La paradoja es que los enchufes y las influencias en lo público son tan denostadas desde fuera (desde el que pierde) como comprendidas desde dentro (desde el que da o el que recibe): se contemplan como un gesto de amistad, de buena persona. Quienes dicen "no" a lo que un primo o un amigo les piden y los mandan a la cola, ponen en riesgo su amistad o su parentesco, porque "¿qué se ha creído este?": pasa a ser un desagradecido, un soberbio, o un escrupuloso estúpido.
Urdangarín es la punta del iceberg. Es un mapa, a gran escala, de miles de actuaciones públicas que se repiten a pequeña escala cada día en el ámbito de las Administraciones. No me refiero ya a los políticos: también a los profesores, a los médicos que tienen que certificar, a los miembros de tribunales de oposiciones, a los jefes de negociado municipales.

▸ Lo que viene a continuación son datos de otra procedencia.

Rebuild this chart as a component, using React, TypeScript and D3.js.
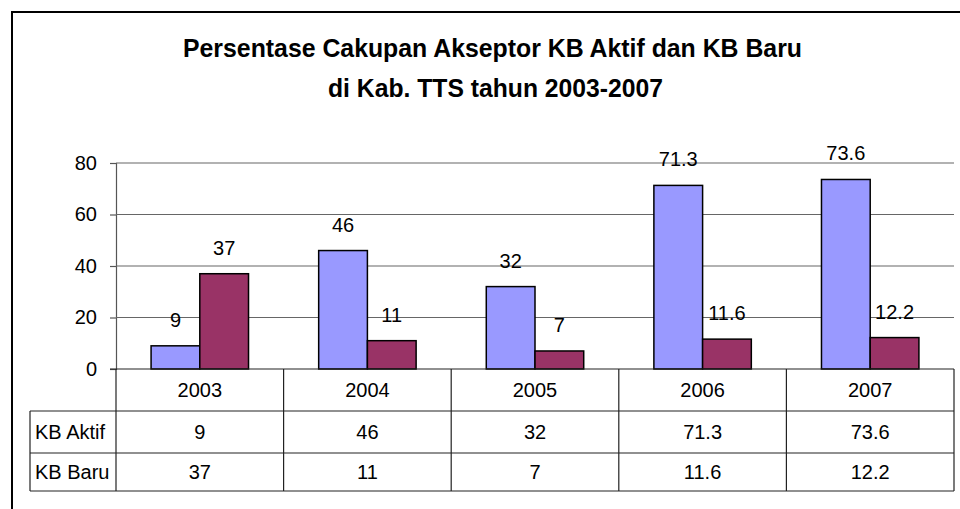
import React from "react";
import * as d3 from "d3";

const years = ["2003", "2004", "2005", "2006", "2007"];
const seriesNames = ["KB Aktif", "KB Baru"];
const kbAktif = [9, 46, 32, 71.3, 73.6];
const kbBaru = [37, 11, 7, 11.6, 12.2];
const yTicks = [0, 20, 40, 60, 80];
const colors = ["#9999FF", "#993366"];

const App = () => {
  const svgRef = React.useRef(null);
  const width = 960;
  const height = 509;
  const plot = { left: 116, right: 954, top: 163, bottom: 369 };
  const rowH = [42, 42, 38];
  const labelColLeft = 30;

  React.useEffect(() => {
    const svg = d3.select(svgRef.current);
    svg.selectAll("*").remove();
    const font = "'Liberation Sans', Arial, sans-serif";

    // outer frame
    svg.append("rect")
      .attr("x", 12).attr("y", 12)
      .attr("width", width + 20).attr("height", height + 20)
      .attr("fill", "white").attr("stroke", "black").attr("stroke-width", 2);

    // title
    const title = svg.append("g").attr("font-family", font).attr("font-weight", "bold")
      .attr("font-size", 26).attr("fill", "black");
    title.append("text").attr("x", 183).attr("y", 57)
      .attr("textLength", 619).attr("lengthAdjust", "spacingAndGlyphs")
      .text("Persentase Cakupan Akseptor KB Aktif dan KB Baru");
    title.append("text").attr("x", 328).attr("y", 97)
      .attr("textLength", 335).attr("lengthAdjust", "spacingAndGlyphs")
      .text("di Kab. TTS tahun 2003-2007");

    const y = d3.scaleLinear().domain([0, 80]).range([plot.bottom, plot.top]);
    const x0 = d3.scaleBand().domain(years).range([plot.left, plot.right]).padding(0);
    const x1 = d3.scaleBand().domain(seriesNames).range([0, x0.bandwidth()])
      .paddingInner(0).paddingOuter(0.72);

    // y axis with gridlines
    const yAxis = d3.axisLeft(y).tickValues(yTicks).tickSize(6).tickPadding(13);
    const yg = svg.append("g").attr("transform", `translate(${plot.left},0)`).call(yAxis);
    yg.select(".domain").attr("stroke", "#555").attr("stroke-width", 1.2);
    yg.selectAll("line").attr("stroke", "#555").attr("stroke-width", 1.2);
    yg.selectAll("text").attr("font-family", font).attr("font-size", 20).attr("fill", "black");

    svg.append("g").selectAll("line")
      .data(yTicks.filter((t) => t > 0))
      .enter().append("line")
      .attr("x1", plot.left).attr("x2", plot.right)
      .attr("y1", (d) => y(d)).attr("y2", (d) => y(d))
      .attr("stroke", "#666").attr("stroke-width", 1.2);

    // bars
    const data = years.map((yr, i) => ({ yr, values: [kbAktif[i], kbBaru[i]] }));
    const groups = svg.append("g").selectAll("g").data(data).enter().append("g")
      .attr("transform", (d) => `translate(${x0(d.yr)},0)`);
    groups.selectAll("rect")
      .data((d) => d.values.map((v, j) => ({ name: seriesNames[j], v, j })))
      .enter().append("rect")
      .attr("x", (d) => x1(d.name) as number)
      .attr("y", (d) => y(d.v))
      .attr("width", x1.bandwidth())
      .attr("height", (d) => plot.bottom - y(d.v))
      .attr("fill", (d) => colors[d.j])
      .attr("stroke", "black").attr("stroke-width", 1.5);
    groups.selectAll("text")
      .data((d) => d.values.map((v, j) => ({ name: seriesNames[j], v })))
      .enter().append("text")
      .attr("x", (d) => (x1(d.name) as number) + x1.bandwidth() / 2)
      .attr("y", (d) => y(d.v) - 19)
      .attr("text-anchor", "middle")
      .attr("font-family", font).attr("font-size", 20).attr("fill", "black")
      .text((d) => String(d.v));

    // data table
    const tbl = svg.append("g").attr("stroke", "#222").attr("stroke-width", 1.2);
    const r0 = plot.bottom;
    const r1 = r0 + rowH[0];
    const r2 = r1 + rowH[1];
    const r3 = r2 + rowH[2];
    tbl.append("line").attr("x1", plot.left - 6).attr("x2", plot.right).attr("y1", r0).attr("y2", r0);
    [r1, r2, r3].forEach((ry) => {
      tbl.append("line").attr("x1", labelColLeft).attr("x2", plot.right).attr("y1", ry).attr("y2", ry);
    });
    tbl.append("line").attr("x1", labelColLeft).attr("x2", labelColLeft).attr("y1", r1).attr("y2", r3);
    const bounds = years.map((yr) => x0(yr) as number).concat([plot.right]);
    bounds.forEach((bx) => {
      tbl.append("line").attr("x1", bx).attr("x2", bx).attr("y1", r0).attr("y2", r3);
    });

    const txt = svg.append("g").attr("font-family", font).attr("font-size", 20).attr("fill", "black");
    const cx = (yr: string) => (x0(yr) as number) + x0.bandwidth() / 2;
    txt.selectAll(".hdr").data(years).enter().append("text")
      .attr("x", (d) => cx(d)).attr("y", (r0 + r1) / 2 + 7)
      .attr("text-anchor", "middle").text((d) => d);
    const rows = [
      { name: seriesNames[0], vals: kbAktif, yc: (r1 + r2) / 2 + 7 },
      { name: seriesNames[1], vals: kbBaru, yc: (r2 + r3) / 2 + 7 },
    ];
    rows.forEach((row) => {
      txt.append("text").attr("x", labelColLeft + 5).attr("y", row.yc).text(row.name);
      txt.selectAll(null).data(row.vals).enter().append("text")
        .attr("x", (d, i) => cx(years[i])).attr("y", row.yc)
        .attr("text-anchor", "middle").text((d) => String(d));
    });
  }, []);

  return (
    <svg
      ref={svgRef}
      width={width}
      height={height}
      style={{ position: "absolute", left: 0, top: 0, display: "block", background: "white" }}
    />
  );
};

export default App;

Lo terrible es que todavía encuentro a gente que, en conversaciones privadas, presume de estar donde está gracias a alguien importante, como si conseguirlo gracias al contacto tuviese más gloria social que ganar una oposición. Este país no se normalizará, no abandonará los inveterados usos franquistas, mientras eso no sea un pecado que haya que ocultar a toda costa. como se tapan las vergüenzas.
Propongo una batalla moral contra el poder de las influencias. El principio de mérito y capacidad es la razón de la decencia, el estandarte de la igualdad de oportunidades, la seña de identidad de una ética civil bien fundamentada. Así me lo enseñaron, y así lo he creído firmemente toda mi vida. Todavía recuerdo con regocijo la lista de "personas recomendadas" que un profesor de la Facultad de Derecho de Granada hizo pública, en el tablón de anuncios, en una ocasión.
Cada vez que un estudiante tenaz o un opositor disciplinado logra una plaza de funcionario es un gran triunfo del Estado de derecho. Cada vez que se prefiere a alguien por las influencias, es un caso de corrupción que debería ser perseguido por lo civil y por lo penal. Para mí es una de las más graves corrupciones, porque con el enchufe se privatiza una decisión pública, se malversa un bien público. Ojalá llegue el día en que quien pide un favor lde ese tipo o haga avergonzado.
Prefiero no pensar que pasaría si todos tuviésemos acceso directo a las influencias y a los favores de cualquier tipo ¿quedaría alguien a salvo?
bss
Unos más a salvo que otros, Claudia. No se trata de aspirar a la virginidad total, pero sí de no prostituirse. No es lo mismo mucho que poco. Creo que en esto y en otras muchas cosas sí se puede tirar la primera piedra aunque no se esté del todo libre de culpa sin incurrir en la hipocresía.
Te agradezco tus saludos en forma de comentario.